* _Exercise directions_: Copy out each line exactly; pictures stay out of the copy.

:::

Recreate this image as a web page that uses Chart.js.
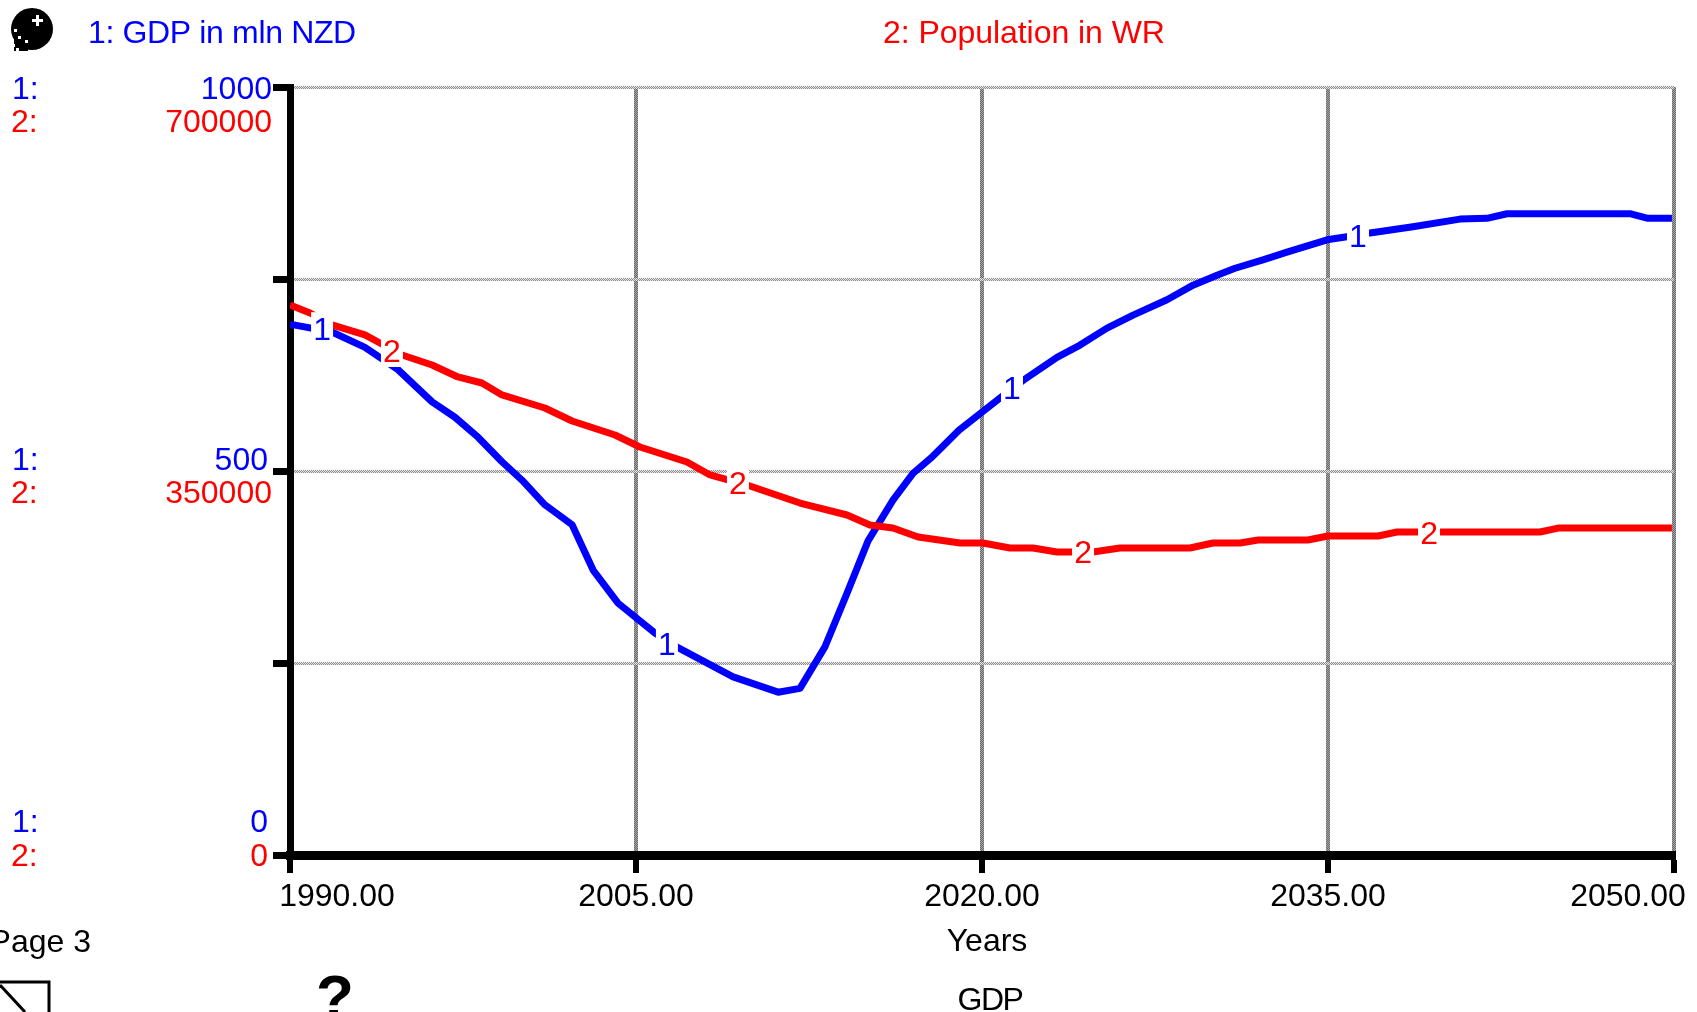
<!DOCTYPE html>
<html>
<head>
<meta charset="utf-8">
<style>html,body{margin:0;padding:0;background:#fff;overflow:hidden}canvas{display:block}</style>
<script src="https://cdn.jsdelivr.net/npm/chart.js@4"></script>
</head>
<body>
<canvas id="c" width="1697" height="1012"></canvas>
<script>
const gdpYears = [1990,1990.22,1991.82,1993.25,1994.68,1996.16,1997.15,1998.15,1999.19,2000.06,2001.05,2002.23,2003.14,2004.22,2005.82,2006.82,2009.21,2011.16,2012.11,2013.19,2014.15,2015.06,2016.14,2017.01,2017.79,2019.00,2020.78,2021.78,2023.25,2024.25,2025.42,2026.55,2028.02,2029.15,2030.19,2030.97,2032.18,2033.22,2034.96,2035.82,2036.82,2038.68,2040.72,2041.89,2042.76,2048.09,2048.87,2049.91];
const gdpValues = [690,690,681,661,632,590,570,544,512,488,456,430,371,328,289,270,232,212,217,271,341,409,462,497,517,553,595,618,648,664,686,703,723,742,755,764,775,785,801,805,810,818,828,829,835,835,829,829];
const popYears = [1990,1990.87,1991.82,1993.25,1993.90,1994.86,1996.16,1997.28,1998.32,1999.19,2001.05,2002.23,2004.09,2005.17,2007.21,2008.21,2009.81,2012.11,2014.15,2015.14,2016.14,2017.23,2019.05,2020.04,2021.21,2022.21,2023.25,2024.81,2025.98,2029.02,2030.01,2031.19,2031.97,2034.13,2035.00,2037.17,2037.99,2044.19,2044.97,2049.91];
const popValues = [501300,494000,483100,474000,466700,455700,446600,435700,430200,419300,407400,395600,382800,371900,358200,346400,337200,320800,309900,300800,298000,289800,284400,284400,279800,279800,276200,276200,279800,279800,284400,284400,287100,287100,290800,290800,294400,294400,298000,298000];
const gdpMarkerYears = [1991.39,2006.34,2021.30,2036.30];
const gdpMarkerValues = [686,276,609,807];
const popMarkerYears = [1994.42,2009.42,2024.38,2039.38];
const popMarkerValues = [459400,339100,276200,294400];
const xTicks = [1990,2005,2020,2035,2050];
const gdpAxisTicks = [1000,500,0];
const popAxisTicks = [700000,350000,0];
const seriesNames = ['1: GDP in mln NZD','2: Population in WR'];
const BLUE='#0000ff', RED='#ff0000';
const FONT='"Liberation Sans", Arial, sans-serif';

function dither(a,b){
  const p=document.createElement('canvas');p.width=2;p.height=2;
  const g=p.getContext('2d');
  g.fillStyle=a;g.fillRect(0,0,2,2);
  g.fillStyle=b;g.fillRect(0,0,1,1);g.fillRect(1,1,1,1);
  return g.createPattern(p,'repeat');
}
const ctx0=document.getElementById('c').getContext('2d');

function put(ctx,str,x,y,align,color,font,spacing){
  ctx.save();
  ctx.font=font||('32px '+FONT);
  ctx.fillStyle=color;
  ctx.textAlign=align||'left';
  ctx.textBaseline='alphabetic';
  ctx.letterSpacing=(spacing||0)+'px';
  ctx.fillText(str,x,y);
  ctx.restore();
}

const decor={
  id:'decor',
  beforeDraw(chart){
    const c=chart.ctx;c.save();c.fillStyle='#fff';c.fillRect(0,0,chart.width,chart.height);c.restore();
  },
  afterDatasetsDraw(chart){
    const c=chart.ctx,x=chart.scales.x,y=chart.scales.y,y2=chart.scales.y2;
    const mark=(yr,v,scale,txt,col)=>{
      const px=x.getPixelForValue(yr),py=scale.getPixelForValue(v);
      c.save();c.fillStyle='#fff';c.fillRect(px-11,py-16,22,32);c.restore();
      put(c,txt,px,py+11.5,'center',col);
    };
    gdpMarkerYears.forEach((yr,i)=>mark(yr,gdpMarkerValues[i],y,'1',BLUE));
    popMarkerYears.forEach((yr,i)=>mark(yr,popMarkerValues[i],y2,'2',RED));
  },
  afterDraw(chart){
    const c=chart.ctx,x=chart.scales.x;
    // series legend
    put(c,seriesNames[0],88,43,'left',BLUE,null,-0.35);
    put(c,seriesNames[1],883,43,'left',RED,null,-0.05);
    // y axis labels
    const gdpBase=[99,470,832], popBase=[132,503,866], gdpRight=[272,268,268], popRight=[272,272,268];
    gdpAxisTicks.forEach((v,i)=>{
      put(c,'1:',12,gdpBase[i],'left',BLUE);
      put(c,String(v),gdpRight[i],gdpBase[i],'right',BLUE);
    });
    popAxisTicks.forEach((v,i)=>{
      put(c,'2:',11,popBase[i],'left',RED);
      put(c,String(v),popRight[i],popBase[i],'right',RED);
    });
    // x axis labels
    const shift=[47,0,0,0,-46];
    xTicks.forEach((v,i)=>put(c,v.toFixed(2),x.getPixelForValue(v)+shift[i],906,'center','#000'));
    put(c,'Years',987,951,'center','#000');
    put(c,'GDP',990,1010,'center','#000',null,-1.5);
    put(c,'Page 3',91,952,'right','#000');
    put(c,'?',335,1018,'center','#000','bold 62px '+FONT);
    // page-turn icon
    c.save();
    c.strokeStyle='#000';c.lineWidth=3;
    c.beginPath();c.moveTo(0,982);c.lineTo(49,982);c.lineTo(49,1012);c.stroke();
    c.beginPath();c.moveTo(0,985);c.lineTo(25,1012);c.stroke();
    // ball icon
    c.fillStyle='#000';
    c.beginPath();c.arc(32,29,21,0,Math.PI*2);c.fill();
    c.fillRect(14,40,14,11);
    c.fillStyle='#fff';
    c.fillRect(36,15,3,11);c.fillRect(32,19,11,3);
    [[14,29],[18,36],[25,40],[12,44],[16,48]].forEach(d=>c.fillRect(d[0],d[1],3,3));
    c.restore();
  }
};

new Chart(ctx0,{
  type:'line',
  data:{datasets:[
    {label:seriesNames[0],yAxisID:'y',order:2,borderColor:BLUE,borderWidth:7,pointRadius:0,tension:0,borderJoinStyle:'round',fill:false,
     data:gdpYears.map((t,i)=>({x:t,y:gdpValues[i]}))},
    {label:seriesNames[1],yAxisID:'y2',order:1,borderColor:RED,borderWidth:7,pointRadius:0,tension:0,borderJoinStyle:'round',fill:false,
     data:popYears.map((t,i)=>({x:t,y:popValues[i]}))}
  ]},
  options:{
    responsive:false,animation:false,
    layout:{padding:{top:87,right:23,left:0,bottom:0}},
    plugins:{legend:{display:false},title:{display:false},tooltip:{enabled:false}},
    scales:{
      x:{type:'linear',min:1990,max:2050,
         afterBuildTicks(s){s.ticks=xTicks.map(v=>({value:v}));},
         afterFit(s){s.height=157;},
         ticks:{display:false},
         border:{display:true,color:'#000',width:9},
         grid:{color:dither('#666666','#a8a8a8'),lineWidth:4,tickColor:'#000',tickWidth:6,tickLength:18,drawTicks:true}},
      y:{type:'linear',position:'left',min:0,max:1000,
         afterFit(s){s.width=290;},
         ticks:{display:false,stepSize:250},
         border:{display:true,color:'#000',width:7},
         grid:{color:dither('#8c8c8c','#e8e8e8'),lineWidth:3,tickColor:'#000',tickWidth:7,tickLength:17,drawTicks:true}},
      y2:{type:'linear',position:'right',display:false,min:0,max:700000}
    }
  },
  plugins:[decor]
});
</script>
</body>
</html>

:::

* _The answer_:
Recreate this image as a web page that uses Chart.js.
<!DOCTYPE html>
<html>
<head>
<meta charset="utf-8">
<style>html,body{margin:0;padding:0;background:#fff;overflow:hidden}canvas{display:block}</style>
<script src="https://cdn.jsdelivr.net/npm/chart.js@4"></script>
</head>
<body>
<canvas id="c" width="1697" height="1012"></canvas>
<script>
const gdpYears = [1990,1990.22,1991.82,1993.25,1994.68,1996.16,1997.15,1998.15,1999.19,2000.06,2001.05,2002.23,2003.14,2004.22,2005.82,2006.82,2009.21,2011.16,2012.11,2013.19,2014.15,2015.06,2016.14,2017.01,2017.79,2019.00,2020.78,2021.78,2023.25,2024.25,2025.42,2026.55,2028.02,2029.15,2030.19,2030.97,2032.18,2033.22,2034.96,2035.82,2036.82,2038.68,2040.72,2041.89,2042.76,2048.09,2048.87,2049.91];
const gdpValues = [690,690,681,661,632,590,570,544,512,488,456,430,371,328,289,270,232,212,217,271,341,409,462,497,517,553,595,618,648,664,686,703,723,742,755,764,775,785,801,805,810,818,828,829,835,835,829,829];
const popYears = [1990,1990.87,1991.82,1993.25,1993.90,1994.86,1996.16,1997.28,1998.32,1999.19,2001.05,2002.23,2004.09,2005.17,2007.21,2008.21,2009.81,2012.11,2014.15,2015.14,2016.14,2017.23,2019.05,2020.04,2021.21,2022.21,2023.25,2024.81,2025.98,2029.02,2030.01,2031.19,2031.97,2034.13,2035.00,2037.17,2037.99,2044.19,2044.97,2049.91];
const popValues = [501300,494000,483100,474000,466700,455700,446600,435700,430200,419300,407400,395600,382800,371900,358200,346400,337200,320800,309900,300800,298000,289800,284400,284400,279800,279800,276200,276200,279800,279800,284400,284400,287100,287100,290800,290800,294400,294400,298000,298000];
const gdpMarkerYears = [1991.39,2006.34,2021.30,2036.30];
const gdpMarkerValues = [686,276,609,807];
const popMarkerYears = [1994.42,2009.42,2024.38,2039.38];
const popMarkerValues = [459400,339100,276200,294400];
const xTicks = [1990,2005,2020,2035,2050];
const gdpAxisTicks = [1000,500,0];
const popAxisTicks = [700000,350000,0];
const seriesNames = ['1: GDP in mln NZD','2: Population in WR'];
const BLUE='#0000ff', RED='#ff0000';
const FONT='"Liberation Sans", Arial, sans-serif';

function dither(a,b){
  const p=document.createElement('canvas');p.width=2;p.height=2;
  const g=p.getContext('2d');
  g.fillStyle=a;g.fillRect(0,0,2,2);
  g.fillStyle=b;g.fillRect(0,0,1,1);g.fillRect(1,1,1,1);
  return g.createPattern(p,'repeat');
}
const ctx0=document.getElementById('c').getContext('2d');

function put(ctx,str,x,y,align,color,font,spacing){
  ctx.save();
  ctx.font=font||('32px '+FONT);
  ctx.fillStyle=color;
  ctx.textAlign=align||'left';
  ctx.textBaseline='alphabetic';
  ctx.letterSpacing=(spacing||0)+'px';
  ctx.fillText(str,x,y);
  ctx.restore();
}

const decor={
  id:'decor',
  beforeDraw(chart){
    const c=chart.ctx;c.save();c.fillStyle='#fff';c.fillRect(0,0,chart.width,chart.height);c.restore();
  },
  afterDatasetsDraw(chart){
    const c=chart.ctx,x=chart.scales.x,y=chart.scales.y,y2=chart.scales.y2;
    const mark=(yr,v,scale,txt,col)=>{
      const px=x.getPixelForValue(yr),py=scale.getPixelForValue(v);
      c.save();c.fillStyle='#fff';c.fillRect(px-11,py-16,22,32);c.restore();
      put(c,txt,px,py+11.5,'center',col);
    };
    gdpMarkerYears.forEach((yr,i)=>mark(yr,gdpMarkerValues[i],y,'1',BLUE));
    popMarkerYears.forEach((yr,i)=>mark(yr,popMarkerValues[i],y2,'2',RED));
  },
  afterDraw(chart){
    const c=chart.ctx,x=chart.scales.x;
    // series legend
    put(c,seriesNames[0],88,43,'left',BLUE,null,-0.35);
    put(c,seriesNames[1],883,43,'left',RED,null,-0.05);
    // y axis labels
    const gdpBase=[99,470,832], popBase=[132,503,866], gdpRight=[272,268,268], popRight=[272,272,268];
    gdpAxisTicks.forEach((v,i)=>{
      put(c,'1:',12,gdpBase[i],'left',BLUE);
      put(c,String(v),gdpRight[i],gdpBase[i],'right',BLUE);
    });
    popAxisTicks.forEach((v,i)=>{
      put(c,'2:',11,popBase[i],'left',RED);
      put(c,String(v),popRight[i],popBase[i],'right',RED);
    });
    // x axis labels
    const shift=[47,0,0,0,-46];
    xTicks.forEach((v,i)=>put(c,v.toFixed(2),x.getPixelForValue(v)+shift[i],906,'center','#000'));
    put(c,'Years',987,951,'center','#000');
    put(c,'GDP',990,1010,'center','#000',null,-1.5);
    put(c,'Page 3',91,952,'right','#000');
    put(c,'?',335,1018,'center','#000','bold 62px '+FONT);
    // page-turn icon
    c.save();
    c.strokeStyle='#000';c.lineWidth=3;
    c.beginPath();c.moveTo(0,982);c.lineTo(49,982);c.lineTo(49,1012);c.stroke();
    c.beginPath();c.moveTo(0,985);c.lineTo(25,1012);c.stroke();
    // ball icon
    c.fillStyle='#000';
    c.beginPath();c.arc(32,29,21,0,Math.PI*2);c.fill();
    c.fillRect(14,40,14,11);
    c.fillStyle='#fff';
    c.fillRect(36,15,3,11);c.fillRect(32,19,11,3);
    [[14,29],[18,36],[25,40],[12,44],[16,48]].forEach(d=>c.fillRect(d[0],d[1],3,3));
    c.restore();
  }
};

new Chart(ctx0,{
  type:'line',
  data:{datasets:[
    {label:seriesNames[0],yAxisID:'y',order:2,borderColor:BLUE,borderWidth:7,pointRadius:0,tension:0,borderJoinStyle:'round',fill:false,
     data:gdpYears.map((t,i)=>({x:t,y:gdpValues[i]}))},
    {label:seriesNames[1],yAxisID:'y2',order:1,borderColor:RED,borderWidth:7,pointRadius:0,tension:0,borderJoinStyle:'round',fill:false,
     data:popYears.map((t,i)=>({x:t,y:popValues[i]}))}
  ]},
  options:{
    responsive:false,animation:false,
    layout:{padding:{top:87,right:23,left:0,bottom:0}},
    plugins:{legend:{display:false},title:{display:false},tooltip:{enabled:false}},
    scales:{
      x:{type:'linear',min:1990,max:2050,
         afterBuildTicks(s){s.ticks=xTicks.map(v=>({value:v}));},
         afterFit(s){s.height=157;},
         ticks:{display:false},
         border:{display:true,color:'#000',width:9},
         grid:{color:dither('#666666','#a8a8a8'),lineWidth:4,tickColor:'#000',tickWidth:6,tickLength:18,drawTicks:true}},
      y:{type:'linear',position:'left',min:0,max:1000,
         afterFit(s){s.width=290;},
         ticks:{display:false,stepSize:250},
         border:{display:true,color:'#000',width:7},
         grid:{color:dither('#8c8c8c','#e8e8e8'),lineWidth:3,tickColor:'#000',tickWidth:7,tickLength:17,drawTicks:true}},
      y2:{type:'linear',position:'right',display:false,min:0,max:700000}
    }
  },
  plugins:[decor]
});
</script>
</body>
</html>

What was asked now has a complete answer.